CPD also offers the opportunity to expand skills that you use from time to time in your job and would like to use more: for example, arranging and booking travel, organising your firm’s social and professional events, or speaking in a foreign language to your linked firms overseas. You can study online or at evening classes, or you can read some of the many available books on your chosen skills. Not only will you gain some valuable practical tips, but you will also strengthen your CV. 

Asking for support in studying these “niche” skills, however, is sometimes the hardest sell to your boss, who may well consider that you’re managing okay as it is, or that you know enough to get by and so a course is unnecessary. Part of the issue may be that your boss is worried that after acquiring a new qualification that the firm has paid or partly paid for, you will fly the nest. This is always a difficult situation to negotiate. Sensible employers know that it is worth their while to support your career progression, whether by allowing you a certain amount of study time or by helping with fees. It is always worth discussing your goals with your line manager to see what your employer may be able to offer you, and what reassurance you can offer your employer.

Many secretaries and PAs find that after several years in the job, they are increasingly being asked to manage systems within the office (work flow and work allocation, for example) and/or help with recruitment or support staff management. If you are in that position, perhaps you should consider whether you want to take a course in office management or human resources. These are particularly tough responsibilities to handle without the support of some kind of training, and it is worth making your boss aware of this.

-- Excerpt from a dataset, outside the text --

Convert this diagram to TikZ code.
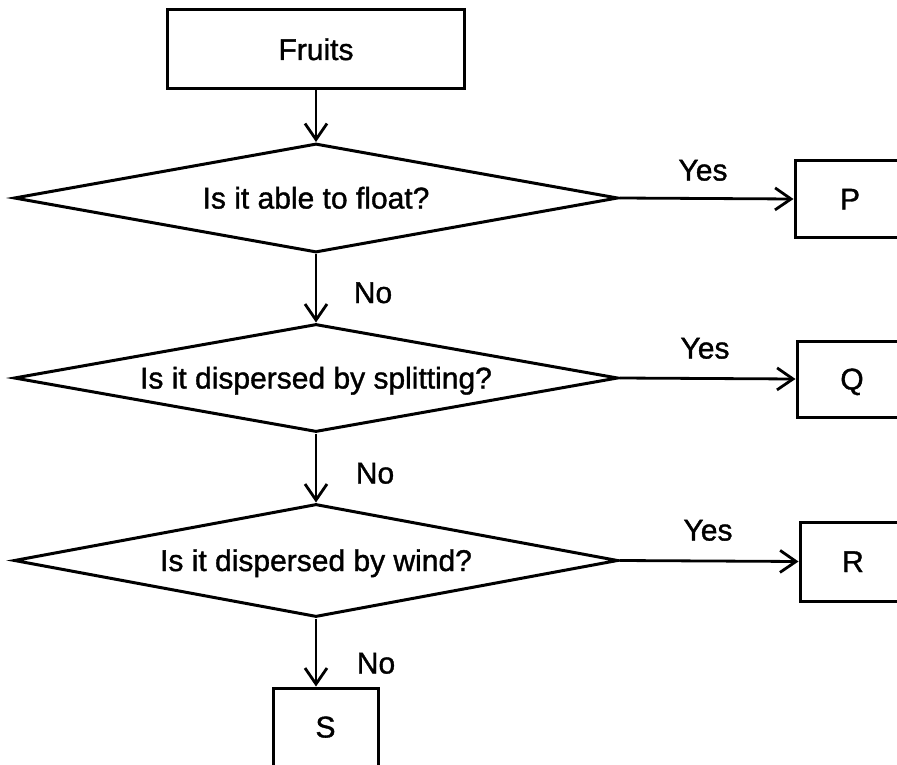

Continuing professional development remains an important way to enrich your working life, whether you use it to progress along a defined career path, to pick up extra skills along the way or simply to understand more about the world in which you work. CPD adds value to your own experience and to your employer, and it gives you more control of your future. For all of these reasons, it is worth asking yourself — if you haven’t done so already — whether there is anything that CPD can do for you this year.